Domande salutarmente scomode – Mercoledì della II settimana del Tempo Ordinario (Anno dispari)
Mercoledì della II settimana del Tempo Ordinario (Anno dispari)
Eb 7,1-3.15-17 Sal 109
+ Dal Vangelo secondo Marco (Mc 3,1-6)
È lecito in giorno di sabato salvare una vita o ucciderla?
In quel tempo, Gesù entrò di nuovo nella sinagoga. Vi era lì un uomo che aveva una mano paralizzata, e stavano a vedere se lo guariva in giorno di sabato, per accusarlo.
Egli disse all’uomo che aveva la mano paralizzata: «Àlzati, vieni qui in mezzo!». Poi domandò loro: «È lecito in giorno di sabato fare del bene o fare del male, salvare una vita o ucciderla?». Ma essi tacevano. E guardandoli tutt’intorno con indignazione, rattristato per la durezza dei loro cuori, disse all’uomo: «Tendi la mano!». Egli la tese e la sua mano fu guarita.
E i farisei uscirono subito con gli erodiani e tennero consiglio contro di lui per farlo morire.
Domande salutarmente scomode
In mezzo alla sinagoga c’è Gesù circondato da chi lo ha già posto sul banco degli imputati. Pur sapendo di essere un sorvegliato speciale non rinuncia ad esporsi confermando la sua predilezione per i più poveri. Si rivolge prima all’infermo chiamandolo vicino a sé e invitandolo a stare nel mezzo e poi pone una domanda retorica ai sedicenti giudici: «è lecito in giorno di sabato fare del bene o fare del male, salvare una vita o ucciderla?». È un quesito che non trova risposta perché essi, resi ciechi dalla presunzione e dal pregiudizio, non si pongono il problema in alcun modo. Eppure domandarsi cosa è giusto fare, interpellare la coscienza, dialogare con qualcuno che sia altro da sé, lasciarsi interrogare dalla realtà è ciò che connota una persona che veramente mette in pratica i comandamenti di Dio. La domanda funge da provocazione per uscire dai labirinti mentali e interrompere il cortocircuito della malvagità.
Non è la legge che mi indica cosa sia giusto fare, ma il mettersi alla presenza del fratello e della sorella, averlo di fronte e prendere in considerazione la sua situazione di sofferenza. L’invito rivolto da Gesù all’uomo dalla mano paralizzata è una chiamata rivolta al poveretto per farlo uscire dalla zona oscura dell’anonimato e della indifferenza. Rivolgergli la parola e chiamarlo vicino a sé e in mezzo all’assemblea vuole comunicare che i poveri, coloro che sono mancanti di qualcosa, sono al centro della sua preoccupazione, ma soprattutto della sua predilezione.

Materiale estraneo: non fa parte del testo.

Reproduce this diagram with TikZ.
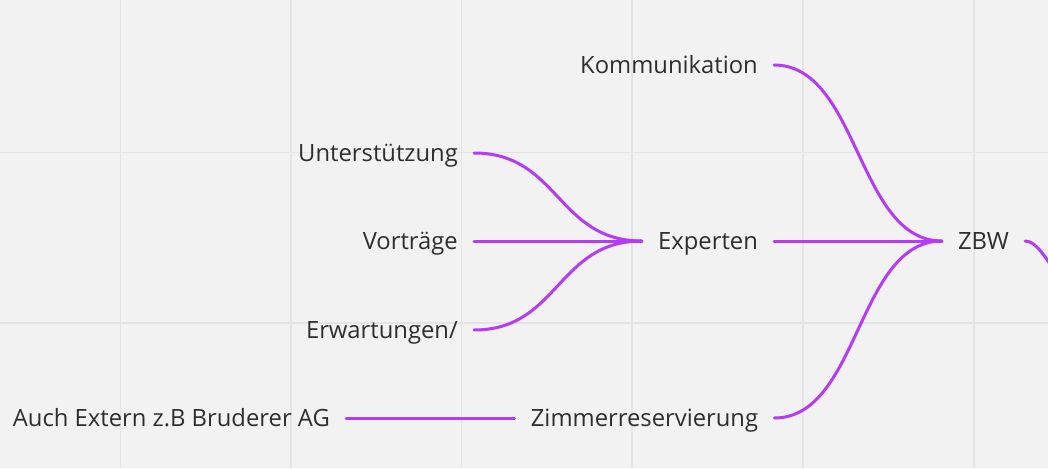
\documentclass[tikz,border=0pt]{standalone}
\usepackage{fontspec}
\setmainfont{Open Sans}
\definecolor{bgc}{HTML}{F2F2F2}
\definecolor{gridc}{HTML}{E4E4E4}
\definecolor{linkc}{HTML}{B43CF2}
\definecolor{txtc}{HTML}{2E2E2E}
\begin{document}
\begin{tikzpicture}[x=1pt,y=-1pt,
  lbl/.style={font=\fontsize{23.8}{28}\selectfont, text=txtc, inner xsep=16pt, inner ysep=0pt, text height=17pt, text depth=0pt},
  link/.style={draw=linkc, line width=3pt, line cap=round},
  curvy/.style={link}]
\useasboundingbox (0,0) rectangle (1048,468);
\clip (0,0) rectangle (1048,468);
\fill[bgc] (0,0) rectangle (1048,468);
\foreach \gx in {120.5,291,461.5,632,803,974} \draw[gridc, line width=1.6pt] (\gx,0) -- (\gx,468);
\foreach \gy in {152.5,323} \draw[gridc, line width=1.6pt] (0,\gy) -- (1048,\gy);

\node[lbl, anchor=east] (komm) at (774,65) {Kommunikation};
\node[lbl, anchor=east] (unter) at (474,153) {Unterstützung};
\node[lbl, anchor=east] (vortr) at (474,241) {Vorträge};
\node[lbl, anchor=east] (erw) at (474,330) {Erwartungen/};
\node[lbl] (exp) at (708,241) {Experten};
\node[lbl] (zbw) at (983.5,241) {ZBW};
\node[lbl] (zimmer) at (644.5,418) {Zimmerreservierung};
\node[lbl, anchor=east] (extern) at (346,418) {Auch Extern z.B Bruderer AG};
\coordinate (zout) at (1072,302);

\draw[curvy] (unter.east) .. controls +(85,0) and +(-85,0) .. (exp.west);
\draw[link] (vortr.east) -- (exp.west);
\draw[curvy] (erw.east) .. controls +(85,0) and +(-85,0) .. (exp.west);
\draw[curvy] (komm.east) .. controls +(85,0) and +(-85,0) .. (zbw.west);
\draw[link] (exp.east) -- (zbw.west);
\draw[curvy] (zimmer.east) .. controls +(85,0) and +(-85,0) .. (zbw.west);
\draw[link] (extern.east) -- (zimmer.west);
\draw[curvy] (zbw.east) .. controls +(11,0) and +(-24,-44) .. (zout);
\end{tikzpicture}
\end{document}
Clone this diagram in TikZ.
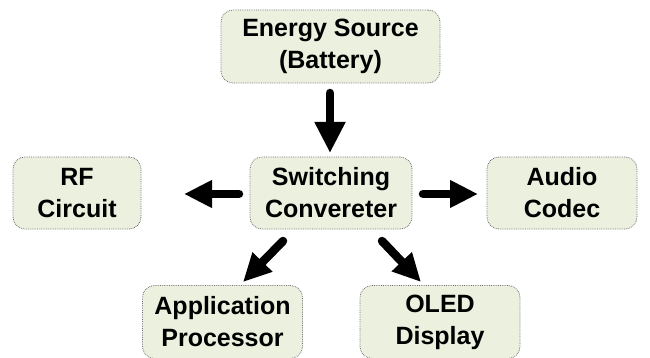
\documentclass[tikz,border=0pt]{standalone}
\usepackage{fontspec}
\setmainfont{Liberation Sans}
\usetikzlibrary{arrows.meta}
\definecolor{boxfill}{HTML}{EBF1DE}
\definecolor{boxline}{HTML}{707070}
\begin{document}
\begin{tikzpicture}[x=1pt,y=-1pt,
  blk/.style={draw=boxline, densely dotted, line width=0.8pt, fill=boxfill, rounded corners=12pt, align=center, font=\bfseries\fontsize{25}{32}\selectfont, inner sep=0pt},
  bigarrow/.style={line width=8.5pt, line cap=round, -{Triangle[width=29pt,length=31pt]}},
  midarrow/.style={line width=8.5pt, line cap=round, -{Triangle[width=26pt,length=28pt]}}]
\useasboundingbox (0,0) rectangle (650,358);
\begin{scope}
\clip (0,0) rectangle (650,358);
\node[blk, minimum width=219pt, minimum height=73pt] (src) at (330.5,46.5) {Energy Source\\(Battery)};
\node[blk, minimum width=128pt, minimum height=72pt] (rf) at (77,193) {RF\\Circuit};
\node[blk, minimum width=162pt, minimum height=72pt] (sw) at (331,193) {Switching\\Convereter};
\node[blk, minimum width=150pt, minimum height=72pt] (au) at (562,193) {Audio\\Codec};
\node[blk, minimum width=160pt, minimum height=73pt] (ap) at (222.5,322) {Application\\Processor};
\node[blk, minimum width=160pt, minimum height=73pt] (ol) at (440,322) {OLED\\Display};
\end{scope}
\coordinate (a1) at (330,93);
\coordinate (a2) at (330,153);
\draw[bigarrow] (a1) -- (a2);
\coordinate (b1) at (239,194);
\coordinate (b2) at (184,194);
\draw[midarrow] (b1) -- (b2);
\coordinate (c1) at (423,194);
\coordinate (c2) at (478,194);
\draw[midarrow] (c1) -- (c2);
\coordinate (d1) at (283,241);
\coordinate (d2) at (243,282);
\draw[midarrow] (d1) -- (d2);
\coordinate (e1) at (382,241);
\coordinate (e2) at (421,282);
\draw[midarrow] (e1) -- (e2);
\end{tikzpicture}
\end{document}
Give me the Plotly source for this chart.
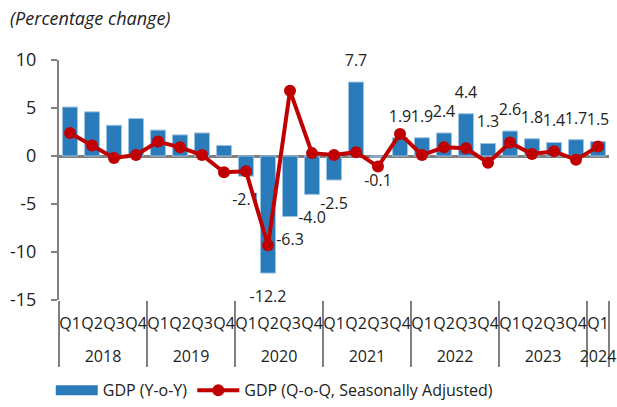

Lo sguardo di compassione di Gesù verso l’uomo infermo che gli sta davanti stride con quello pieno d’indignazione e tristezza che riserva a coloro che gli si stringono attorno, non per proteggerlo ma per eliminarlo.
Gesù assume su di sé la tristezza di ogni persona malata, soprattutto quella che soffre la solitudine e l’emarginazione fino a prenderne il posto. È così che Dio salva l’uomo, prendendo il suo posto e morendo caricandosi del suo peccato.
Il bene, quello che salva, non è mai senza rischi personali. Gesù rischia e mette in gioco la sua vita pur di stare dalla parte degli esclusi.
La rabbia di Gesù non è tanto motivata dalle intenzioni malvage di chi lo scruta per accusarlo, ma dal rifiuto di lasciarsi guarire e dalle resistenze opposte al dono della grazia.
Signore Gesù, tanto profondo può essere l’abisso del pregiudizio in cui posso precipitare. La cecità dell’ingratitudine porta a paralizzare il cuore. Non cessare mai di inquietarmi con le tue domande scomode. Esse facciano cadere dai miei occhi le squame della presunzione e possano rompersi le catene dell’orgoglio permettendo alla Parola di Dio di guarire il cuore da ogni forma di paralisi.
Lo Spirito Santo turbi i sogni utopistici dell’ambizione che esclude dal suo orizzonte la volontà di Dio per sostituirla con squallidi interessi di parte.